National capital Delhi also reported a number of people falling prey to vector-borne diseases such as dengue, malaria and chikungunya in a rapid surge.
NEW DELHI — As the monsoon brought heavy rainfall in parts of country this year, the disease caused by mosquitoes breeding in clean and stagnant water like Dengue rose its head and taking its toll.
An outbreak of dengue fever is suspected of killing dozens of people in Uttar Pradesh since the start of September, and authorities have launched a campaign to destroy mosquito breeding grounds.
Dinesh Kumar Premi, the chief medical officer in Firozabad, the most affected district in the state, told Reuters that 58 people, many of them children, had died in his district alone, raising fears that Uttar Pradesh is in the midst of its worst dengue outbreak in years.
“We are taking preventive measures and 95 health camps across the district have been operating in order to contain the spread of this fever,” Premi said.

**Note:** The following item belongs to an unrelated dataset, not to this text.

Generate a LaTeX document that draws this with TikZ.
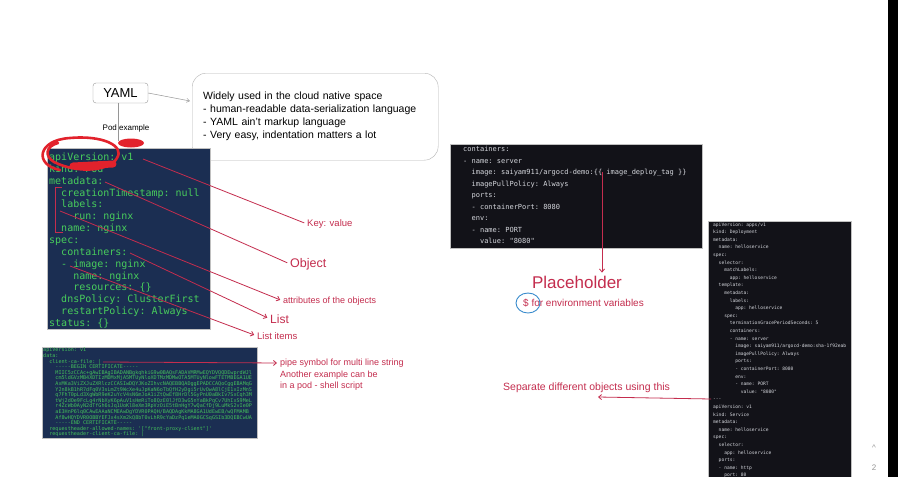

A government official said on the condition of anonymity that many children may have died as their poor parents first took them to fake medical practitioners, or quacks, before their condition worsened.
While mosquito-borne dengue is the suspected cause of the deadly viral fever outbreak in Uttar Pradesh, it has only been confirmed as the cause of death in three cases, but an audit is underway to determine if it is to blame for more, Ved Vrat Singh, Uttar Pradesh’s top public health officer, said.
Authorities in Firozabad have formed teams to check households for water logging, and fumigate areas at risk, while they have also released thousands of Gambusia, or mosquitofish, into water bodies to eat the mosquito larvae.
In national capital Delhi, as many as 158 dengue, 68 malaria and 40 cases of chikungunya have been reported this year, said a report released by the Delhi civic bodies on Monday.
Dengue deaths nationally fell to a multi-year low of 56 last year. Uttar Pradesh reported 42 dengue deaths in 2016, its highest since 2015.
As Delhi receives continuous rain, the number of people falling prey to vector-borne diseases such as dengue, malaria and chikungunya is witnessing a rapid surge.
As per the Delhi civic bodies’ report, data shows that 34 cases of dengue have been reported till now during September in the city. However, no deaths have been reported so far.
During the first four days of September, not a single case of dengue was reported in Delhi which means that the number of cases are witnessing a sudden surge in a short span.
Dengue is caused by mosquitoes breeding in clean and stagnant water whereas malaria is caused by mosquitoes breeding in dirty water as well.
Delhi has received heavy rain in the last few days which has resulted in water-logging at various places. With the accumulation of rain water, the risk of dengue spreading remains high.